** Start of Material for the task **

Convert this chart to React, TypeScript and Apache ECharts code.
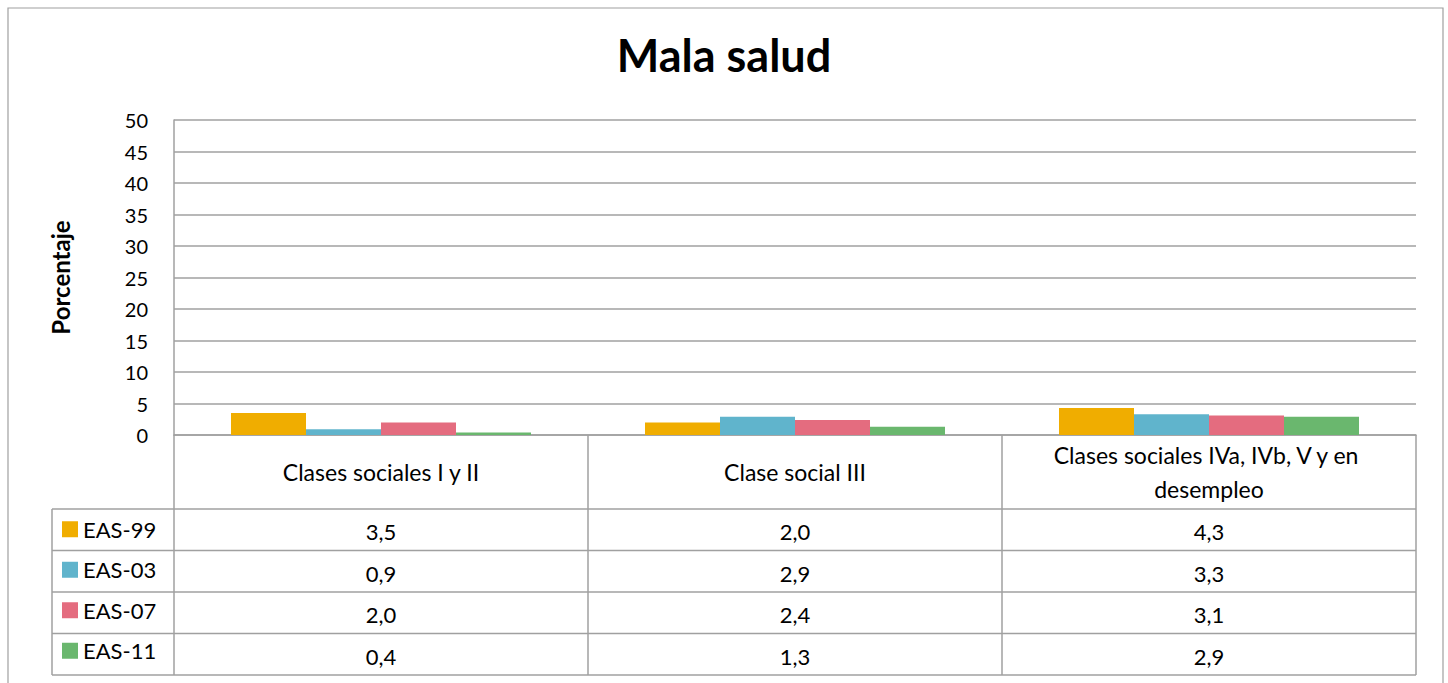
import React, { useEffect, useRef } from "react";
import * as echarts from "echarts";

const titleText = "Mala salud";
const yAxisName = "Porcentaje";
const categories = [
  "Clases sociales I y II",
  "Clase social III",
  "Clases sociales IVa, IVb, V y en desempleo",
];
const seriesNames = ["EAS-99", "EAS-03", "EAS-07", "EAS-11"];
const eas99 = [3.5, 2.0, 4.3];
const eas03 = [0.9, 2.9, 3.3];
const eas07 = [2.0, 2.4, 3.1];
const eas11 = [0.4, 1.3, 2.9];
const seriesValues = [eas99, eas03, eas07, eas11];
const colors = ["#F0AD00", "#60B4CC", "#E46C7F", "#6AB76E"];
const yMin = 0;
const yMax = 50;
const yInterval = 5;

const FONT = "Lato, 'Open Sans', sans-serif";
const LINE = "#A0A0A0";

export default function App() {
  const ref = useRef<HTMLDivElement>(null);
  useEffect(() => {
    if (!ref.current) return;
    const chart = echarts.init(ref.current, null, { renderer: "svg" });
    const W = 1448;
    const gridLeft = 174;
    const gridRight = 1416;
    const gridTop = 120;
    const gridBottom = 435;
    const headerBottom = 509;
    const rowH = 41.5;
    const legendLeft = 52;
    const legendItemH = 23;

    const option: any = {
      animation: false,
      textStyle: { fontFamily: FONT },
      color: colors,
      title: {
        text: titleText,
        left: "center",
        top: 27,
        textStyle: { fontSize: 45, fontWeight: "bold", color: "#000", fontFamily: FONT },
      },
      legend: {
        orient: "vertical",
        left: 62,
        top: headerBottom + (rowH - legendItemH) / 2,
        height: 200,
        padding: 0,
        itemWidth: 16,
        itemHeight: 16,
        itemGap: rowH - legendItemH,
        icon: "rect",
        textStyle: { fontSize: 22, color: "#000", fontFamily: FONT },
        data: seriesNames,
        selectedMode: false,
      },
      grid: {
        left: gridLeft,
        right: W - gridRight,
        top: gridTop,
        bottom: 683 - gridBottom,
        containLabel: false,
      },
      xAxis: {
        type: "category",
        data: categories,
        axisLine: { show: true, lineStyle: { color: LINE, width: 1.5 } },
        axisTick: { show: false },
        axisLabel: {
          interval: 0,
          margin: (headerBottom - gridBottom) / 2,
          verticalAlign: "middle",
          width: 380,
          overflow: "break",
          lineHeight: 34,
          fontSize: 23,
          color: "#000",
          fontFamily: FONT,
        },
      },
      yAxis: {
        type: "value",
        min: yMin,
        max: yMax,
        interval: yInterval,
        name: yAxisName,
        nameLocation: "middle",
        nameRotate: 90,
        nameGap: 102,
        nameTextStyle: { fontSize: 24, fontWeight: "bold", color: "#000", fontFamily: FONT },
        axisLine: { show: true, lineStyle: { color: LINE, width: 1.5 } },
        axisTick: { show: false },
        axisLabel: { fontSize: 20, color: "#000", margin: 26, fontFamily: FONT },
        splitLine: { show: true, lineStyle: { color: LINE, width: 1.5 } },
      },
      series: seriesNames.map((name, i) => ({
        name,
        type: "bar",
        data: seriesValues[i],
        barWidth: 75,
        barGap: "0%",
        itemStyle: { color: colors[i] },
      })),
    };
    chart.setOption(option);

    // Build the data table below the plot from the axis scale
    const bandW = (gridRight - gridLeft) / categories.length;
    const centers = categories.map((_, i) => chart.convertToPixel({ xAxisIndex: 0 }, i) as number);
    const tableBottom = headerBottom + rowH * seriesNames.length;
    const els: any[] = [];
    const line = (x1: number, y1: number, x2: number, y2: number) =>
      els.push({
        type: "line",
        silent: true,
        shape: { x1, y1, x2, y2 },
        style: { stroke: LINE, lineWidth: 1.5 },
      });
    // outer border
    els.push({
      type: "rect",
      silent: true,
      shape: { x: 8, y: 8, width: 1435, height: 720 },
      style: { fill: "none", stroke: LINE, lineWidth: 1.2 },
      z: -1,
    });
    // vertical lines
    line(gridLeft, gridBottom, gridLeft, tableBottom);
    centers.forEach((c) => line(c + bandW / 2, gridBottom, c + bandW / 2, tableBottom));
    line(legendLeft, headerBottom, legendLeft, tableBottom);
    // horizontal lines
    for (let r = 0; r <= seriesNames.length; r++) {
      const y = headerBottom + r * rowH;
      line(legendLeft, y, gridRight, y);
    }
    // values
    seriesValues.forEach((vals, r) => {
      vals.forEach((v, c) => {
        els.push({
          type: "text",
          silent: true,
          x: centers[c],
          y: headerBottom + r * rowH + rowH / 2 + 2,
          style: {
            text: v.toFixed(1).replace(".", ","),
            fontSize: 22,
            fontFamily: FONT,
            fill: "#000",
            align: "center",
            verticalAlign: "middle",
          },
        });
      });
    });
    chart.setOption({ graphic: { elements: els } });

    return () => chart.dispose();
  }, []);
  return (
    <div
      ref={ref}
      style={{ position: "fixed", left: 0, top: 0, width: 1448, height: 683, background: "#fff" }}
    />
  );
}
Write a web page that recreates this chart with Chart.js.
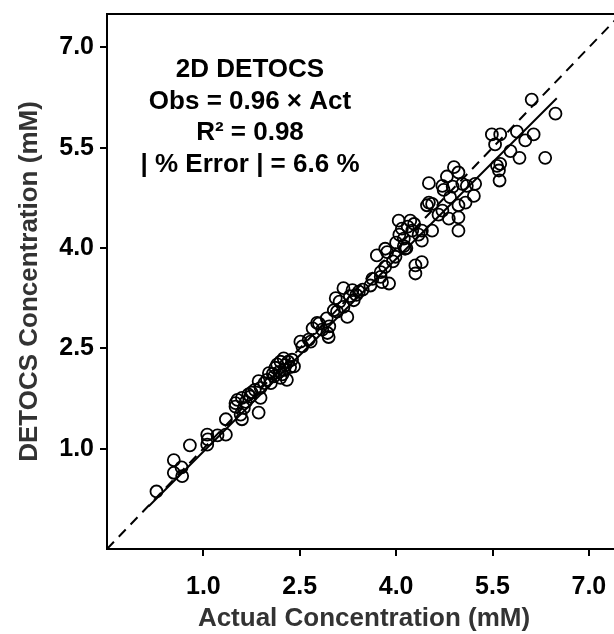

** End of Material for the task **

§ Problem requirements
Everything from the first line of the listing above through the line that contains "const legendItemH = 23;" is to be restated word for word, minus the pictures.

§ Answer for this exercise
Convert this chart to React, TypeScript and Apache ECharts code.
import React, { useEffect, useRef } from "react";
import * as echarts from "echarts";

const titleText = "Mala salud";
const yAxisName = "Porcentaje";
const categories = [
  "Clases sociales I y II",
  "Clase social III",
  "Clases sociales IVa, IVb, V y en desempleo",
];
const seriesNames = ["EAS-99", "EAS-03", "EAS-07", "EAS-11"];
const eas99 = [3.5, 2.0, 4.3];
const eas03 = [0.9, 2.9, 3.3];
const eas07 = [2.0, 2.4, 3.1];
const eas11 = [0.4, 1.3, 2.9];
const seriesValues = [eas99, eas03, eas07, eas11];
const colors = ["#F0AD00", "#60B4CC", "#E46C7F", "#6AB76E"];
const yMin = 0;
const yMax = 50;
const yInterval = 5;

const FONT = "Lato, 'Open Sans', sans-serif";
const LINE = "#A0A0A0";

export default function App() {
  const ref = useRef<HTMLDivElement>(null);
  useEffect(() => {
    if (!ref.current) return;
    const chart = echarts.init(ref.current, null, { renderer: "svg" });
    const W = 1448;
    const gridLeft = 174;
    const gridRight = 1416;
    const gridTop = 120;
    const gridBottom = 435;
    const headerBottom = 509;
    const rowH = 41.5;
    const legendLeft = 52;
    const legendItemH = 23;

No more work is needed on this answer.